Dans la même lignée, la LFC 2021 a instituée une nouvelle taxe sur l’immobilisation des conteneurs au niveau des ports. Les frais d’immobilisation des conteneurs sont calculés, précise la LFC 2021, suivant le tarif prévu dans le contrat de transport ou le connaissement et ne peuvent en aucun cas porter sur une période d’immobilisation allant au-delà de quatre-vingt dix (90) jours, délai de franchise compris.
L’importation des véhicules de moins de trois ans autorisée
Désormais, par ailleurs, la loi paermet aux Algériens d’importer les véhicules de tourisme de moins de trois ans d’âge.
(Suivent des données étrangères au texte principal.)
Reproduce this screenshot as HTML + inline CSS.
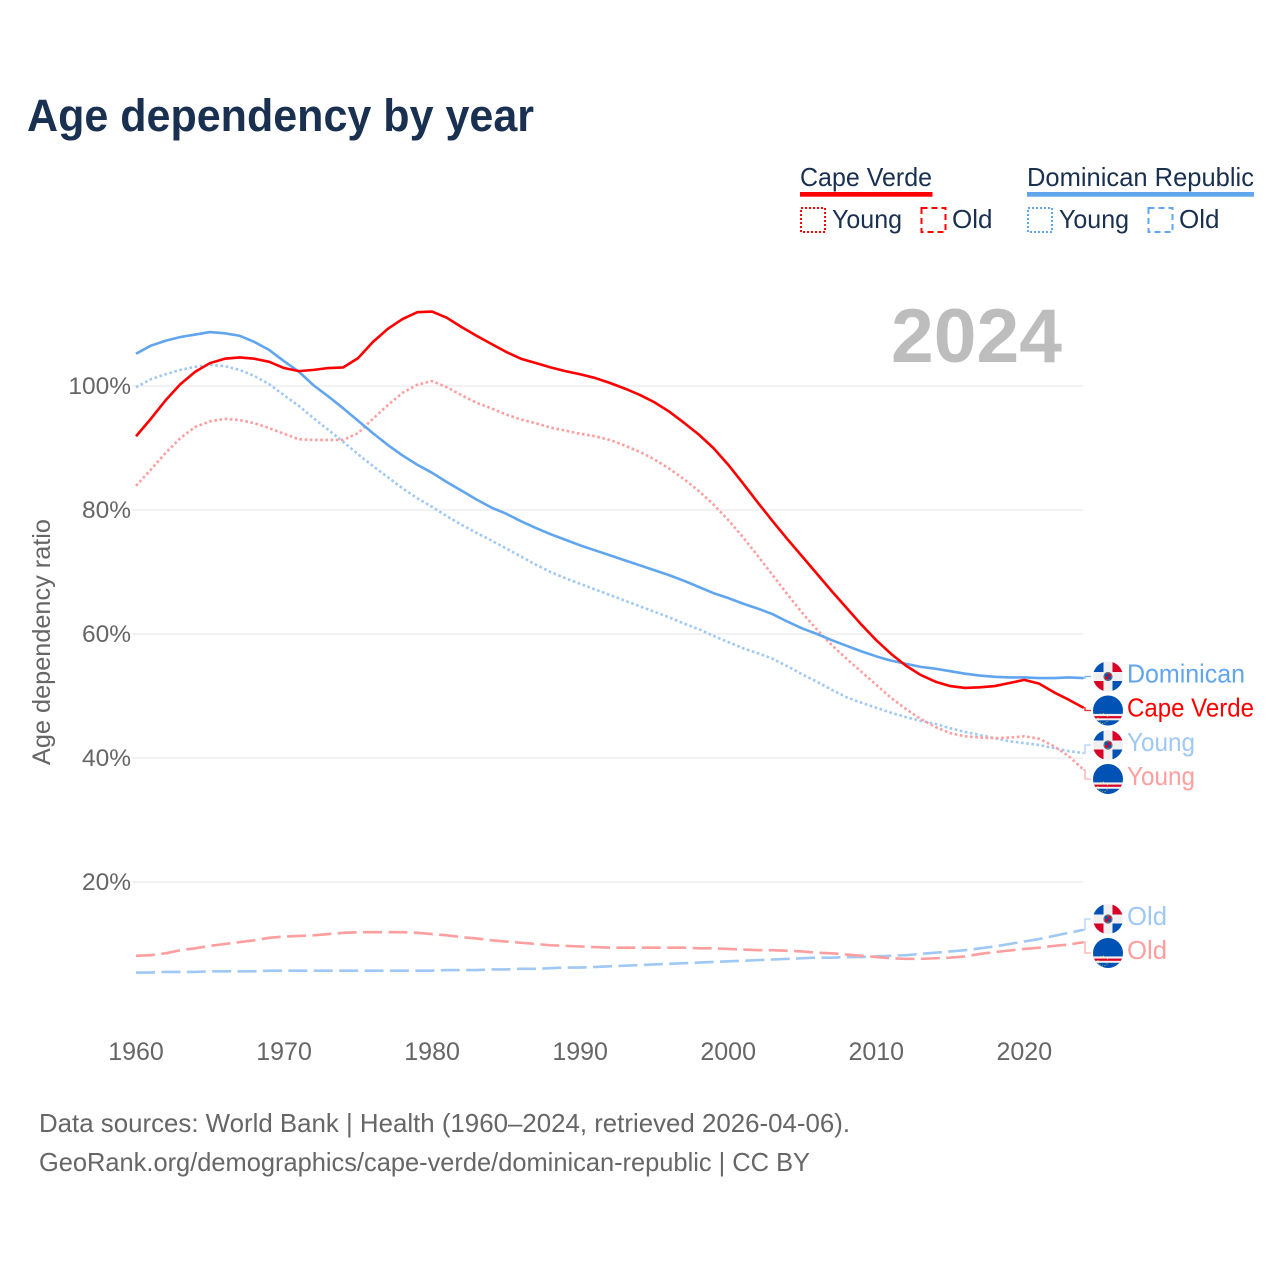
<!DOCTYPE html>
<html lang="en">
<head>
<meta charset="utf-8">
<title>Age dependency by year</title>
<style>
html,body{margin:0;padding:0;background:#fff;width:1280px;height:1280px;overflow:hidden}
svg{display:block}
text{font-family:"Liberation Sans",sans-serif}
</style>
</head>
<body>
<svg id="chart" xmlns="http://www.w3.org/2000/svg" width="1280" height="1280" viewBox="0 0 1280 1280">
  <defs>
    <clipPath id="flag-clip"><circle cx="0" cy="0" r="15"/></clipPath>
    <g id="flag-dr" clip-path="url(#flag-clip)">
      <rect x="-15" y="-15" width="30" height="30" fill="#f0f0f0"/>
      <rect x="-15" y="-15" width="10.5" height="10.5" fill="#0052b4"/>
      <rect x="4.5" y="-15" width="10.5" height="10.5" fill="#d80027"/>
      <rect x="-15" y="4.5" width="10.5" height="10.5" fill="#d80027"/>
      <rect x="4.5" y="4.5" width="10.5" height="10.5" fill="#0052b4"/>
      <circle r="4.6" fill="#6b6b7a"/>
      <rect x="-2.8" y="-2.8" width="2.8" height="2.8" fill="#0052b4"/>
      <rect x="0" y="-2.8" width="2.8" height="2.8" fill="#d80027"/>
      <rect x="-2.8" y="0" width="2.8" height="2.8" fill="#d80027"/>
      <rect x="0" y="0" width="2.8" height="2.8" fill="#0052b4"/>
    </g>
    <g id="flag-cv" clip-path="url(#flag-clip)">
      <rect x="-15" y="-15" width="30" height="30" fill="#0052b4"/>
      <rect x="-15" y="3.4" width="30" height="6.4" fill="#f0f0f0"/>
      <rect x="-15" y="5.6" width="30" height="2.2" fill="#d80027"/>
      <circle cx="-5" cy="8" r="5" fill="none" stroke="#ffda44" stroke-width="1" stroke-dasharray="1 1.6" opacity=".8"/>
    </g>
  </defs>

  <text x="27" y="131" font-size="45" font-weight="700" fill="#1a3050" textLength="507" lengthAdjust="spacingAndGlyphs">Age dependency by year</text>

  <g font-size="26" fill="#1a3050">
    <g>
      <text x="800" y="186" textLength="132" lengthAdjust="spacingAndGlyphs">Cape Verde</text>
      <rect x="800" y="192" width="132.5" height="4.7" fill="#ff0000"/>
      <rect x="801" y="208" width="24" height="24" fill="none" stroke="#ff0000" stroke-width="2" stroke-dasharray="2 2"/>
      <text x="832" y="228" textLength="70" lengthAdjust="spacingAndGlyphs">Young</text>
      <rect x="921.5" y="208" width="24" height="24" fill="none" stroke="#ff0000" stroke-width="2" stroke-dasharray="6 4"/>
      <text x="952" y="228" textLength="40.5" lengthAdjust="spacingAndGlyphs">Old</text>
    </g>
    <g>
      <text x="1027" y="186" textLength="227" lengthAdjust="spacingAndGlyphs">Dominican Republic</text>
      <rect x="1027" y="192" width="227" height="4.7" fill="#60a5ee"/>
      <rect x="1028" y="208" width="24" height="24" fill="none" stroke="#60a5ee" stroke-width="2" stroke-dasharray="2 2"/>
      <text x="1059" y="228" textLength="70" lengthAdjust="spacingAndGlyphs">Young</text>
      <rect x="1148.5" y="208" width="24" height="24" fill="none" stroke="#60a5ee" stroke-width="2" stroke-dasharray="6 4"/>
      <text x="1179" y="228" textLength="40.5" lengthAdjust="spacingAndGlyphs">Old</text>
    </g>
  </g>

  <text transform="translate(50,765) rotate(-90)" font-size="25" fill="#666666" textLength="246" lengthAdjust="spacingAndGlyphs">Age dependency ratio</text>

  <g id="grid"></g>
  <g id="y-ticks"></g>
  <g id="x-ticks"></g>

  <text x="891" y="362" font-size="76" font-weight="700" fill="#bdbdbd" textLength="171" lengthAdjust="spacingAndGlyphs">2024</text>

  <g id="series"></g>
  <g id="end-labels"></g>

  <g font-size="26" fill="#666666">
    <text x="39" y="1132" textLength="811" lengthAdjust="spacingAndGlyphs">Data sources: World Bank | Health (1960–2024, retrieved 2026-04-06).</text>
    <text x="39" y="1171" textLength="771" lengthAdjust="spacingAndGlyphs">GeoRank.org/demographics/cape-verde/dominican-republic | CC BY</text>
  </g>
</svg>
<script>
var startYear = 1960;
var yTickValues = [20, 40, 60, 80, 100];
var xTickValues = [1960, 1970, 1980, 1990, 2000, 2010, 2020];

var capeVerdeTotal = [91.9,94.7,97.7,100.3,102.3,103.7,104.4,104.6,104.4,103.9,102.9,102.4,102.6,102.9,103.0,104.5,107.1,109.2,110.8,111.9,112.0,111.0,109.5,108.1,106.8,105.5,104.4,103.7,103.0,102.4,101.9,101.3,100.5,99.6,98.6,97.4,95.9,94.1,92.2,90.0,87.3,84.3,81.2,78.2,75.3,72.5,69.7,66.9,64.2,61.5,59.0,56.8,54.9,53.4,52.3,51.6,51.3,51.4,51.6,52.1,52.6,52.0,50.6,49.4,48.1];
var dominicanTotal = [105.2,106.5,107.3,107.9,108.3,108.7,108.5,108.1,107.1,105.8,104.0,102.3,100.1,98.3,96.4,94.4,92.4,90.5,88.8,87.3,86.0,84.5,83.1,81.7,80.4,79.4,78.2,77.1,76.1,75.2,74.3,73.5,72.7,71.9,71.1,70.3,69.5,68.6,67.6,66.6,65.8,64.9,64.1,63.2,62.0,60.9,60.0,59.0,58.1,57.2,56.4,55.7,55.2,54.7,54.4,54.0,53.6,53.3,53.1,53.0,53.0,52.9,52.9,53.0,52.9];
var capeVerdeYoung = [83.9,86.5,89.2,91.6,93.4,94.3,94.7,94.5,94.0,93.2,92.3,91.4,91.3,91.3,91.3,92.4,94.7,96.9,98.9,100.2,100.8,99.8,98.5,97.3,96.4,95.4,94.6,94.0,93.3,92.8,92.3,91.9,91.3,90.4,89.4,88.2,86.7,85.0,83.1,80.9,78.4,75.6,72.6,69.5,66.4,63.4,60.7,58.2,56.0,53.9,51.8,49.7,47.9,46.3,45.0,44.0,43.5,43.3,43.2,43.3,43.5,43.1,41.9,40.3,38.1];
var dominicanYoung = [99.8,101.1,101.9,102.6,103.1,103.4,103.2,102.6,101.6,100.3,98.5,96.8,94.8,92.9,91.0,89.0,87.1,85.3,83.5,81.9,80.5,79.0,77.6,76.3,75.1,73.8,72.5,71.2,70.0,69.0,68.1,67.2,66.3,65.4,64.5,63.6,62.7,61.7,60.8,59.7,58.7,57.7,56.9,56.0,54.8,53.5,52.3,51.0,49.8,48.9,48.1,47.3,46.6,46.0,45.5,44.8,44.2,43.7,43.2,42.7,42.4,42.1,41.6,41.1,40.8];
var capeVerdeOld = [8.1,8.2,8.5,9.0,9.3,9.7,10.0,10.3,10.6,11.0,11.2,11.3,11.4,11.6,11.8,11.9,11.9,11.9,11.9,11.8,11.6,11.4,11.1,10.9,10.6,10.4,10.2,10.0,9.8,9.7,9.6,9.5,9.4,9.4,9.4,9.4,9.4,9.4,9.3,9.3,9.2,9.1,9.0,9.0,8.9,8.8,8.6,8.5,8.3,8.1,7.9,7.7,7.6,7.6,7.7,7.8,8.0,8.4,8.7,8.95,9.2,9.4,9.7,9.9,10.3];
var dominicanOld = [5.4,5.4,5.5,5.5,5.5,5.6,5.6,5.6,5.6,5.7,5.7,5.7,5.7,5.7,5.7,5.7,5.7,5.7,5.7,5.7,5.7,5.8,5.8,5.8,5.9,5.9,6.0,6.0,6.1,6.2,6.2,6.3,6.4,6.5,6.6,6.7,6.8,6.9,7.0,7.1,7.2,7.3,7.4,7.5,7.6,7.7,7.8,7.8,7.9,7.9,8.0,8.1,8.2,8.4,8.6,8.8,9.0,9.3,9.6,10.0,10.4,10.8,11.3,11.8,12.3];

var NS = 'http://www.w3.org/2000/svg';
function xScale(year) { return 136 + (year - 1960) * 14.805; }
function yScale(v) { return 1006 - v * 6.2; }
function make(tag, attrs, parent) {
  var el = document.createElementNS(NS, tag);
  for (var k in attrs) el.setAttribute(k, attrs[k]);
  parent.appendChild(el);
  return el;
}
var gridG = document.getElementById('grid');
var yG = document.getElementById('y-ticks');
var xG = document.getElementById('x-ticks');
var seriesG = document.getElementById('series');
var endG = document.getElementById('end-labels');

yTickValues.forEach(function (v) {
  var line = make('line', {x1: 132, x2: 1083, y1: yScale(v), y2: yScale(v), stroke: '#e9e9e9', 'stroke-width': 1.3}, gridG);
  
  
  var t = make('text', {x: 131, y: yScale(v) + 8, 'text-anchor': 'end', 'font-size': 24.5, fill: '#666666'}, yG);
  
  
  t.textContent = v + '%';
});

xTickValues.forEach(function (yr) {
  var t = make('text', {x: xScale(yr), y: 1060, 'text-anchor': 'middle', 'font-size': 25, fill: '#666666'}, xG);
  
  
  t.textContent = yr;
});

function linePath(values) {
  return values.map(function (v, i) {
    return (i ? 'L' : 'M') + xScale(startYear + i).toFixed(2) + ' ' + yScale(v).toFixed(2);
  }).join(' ');
}
function drawLine(values, color, dash) {
  var p = make('path', {d: linePath(values), fill: 'none', stroke: color, 'stroke-width': 2.6, 'stroke-linejoin': 'round'}, seriesG);
  if (dash) p.setAttribute('stroke-dasharray', dash);
  
  
  return p;
}
var blueFaint = '#9fc8f5';
var redFaint = '#ff9e9e';
var dotted = '2.6 2.6';
var dashed = '19 6.4';
drawLine(dominicanOld, blueFaint, dashed);
drawLine(capeVerdeOld, redFaint, dashed);
drawLine(dominicanYoung, blueFaint, dotted);
drawLine(capeVerdeYoung, redFaint, dotted);
drawLine(dominicanTotal, '#60a5ee', null);
drawLine(capeVerdeTotal, '#ff0000', null);

function drawEndLabel(values, slotY, flag, text, color, labelWidth) {
  var last = yScale(values[values.length - 1]);
  var c = make('path', {d: 'M1083 ' + last.toFixed(2) + ' H1085 V' + slotY + ' H1091', fill: 'none', stroke: color, 'stroke-width': 1.3, opacity: 0.85}, endG);
  
  
  var u = make('use', {href: '#' + flag, transform: 'translate(1108,' + slotY + ')'}, endG);
  
  
  var t = make('text', {x: 1127, y: slotY + 6, 'font-size': 26, fill: color, textLength: labelWidth, lengthAdjust: 'spacingAndGlyphs'}, endG);
  
  
  t.textContent = text;
}
drawEndLabel(dominicanTotal, 676.5, 'flag-dr', 'Dominican', '#60a5ee', 118);
drawEndLabel(capeVerdeTotal, 710.5, 'flag-cv', 'Cape Verde', '#ff0000', 127);
drawEndLabel(dominicanYoung, 745, 'flag-dr', 'Young', blueFaint, 68);
drawEndLabel(capeVerdeYoung, 779, 'flag-cv', 'Young', redFaint, 68);
drawEndLabel(dominicanOld, 919, 'flag-dr', 'Old', blueFaint, 40);
drawEndLabel(capeVerdeOld, 953, 'flag-cv', 'Old', redFaint, 40);
</script>
</body>
</html>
L’article 110 autorise, en effet, le «dédouanement pour la mise à la consommation, avec paiement des droits et taxes relevant du régime de droit commun, les véhicules de tourisme de moins de trois ans d’âge, importés par les particuliers résidents, une fois tous les trois ans, sur leurs devises propres, par débit d’un compte devises, ouvert en Algérie».
Toutefois, aucune date n’est fixée pour la publication des modalités d’application. Il faut préciser aussi, que l’autorisation d’importer les véhicules de moins de trois ans d’âge, a été instaurée dans la loi de finances 2020, mais les textes d’application n’ont pas suivi.
Une nouvelle taxe anti-tabac
Les fumeurs se voient infliger une nouvelle hausse de tabac. En effet, s’agissant des sociétés de fabrication de tabacs, l’article 150 bis dispose qu’ «il est institué un impôt complémentaire sur les bénéfices des sociétés applicable aux sociétés de fabrication de tabacs. L’assiette d’imposition de cet impôt est celle soumise à l’impôt sur les bénéfices des sociétés.»
«Le taux de cet impôt est fixé à 10% », précise le même article, qui ajoute : «L’impôt complémentaire sur les bénéfices des sociétés de tabacs est recouvré dans les mêmes conditions que l’impôt sur les bénéfices des sociétés». Cette disposition entraînera une hausse des prix des différents tabacs.
Nabil Djemaa expert agrée en économie : «On supprime le 49/51, mais on oblige des banques à partir »
Réagissant à l’adoption de la loi de finance complémentaire 2021, Nabil Djemaa expert agrée en économie, n’a pas manqué de marquer son étonnement sur plusieurs points.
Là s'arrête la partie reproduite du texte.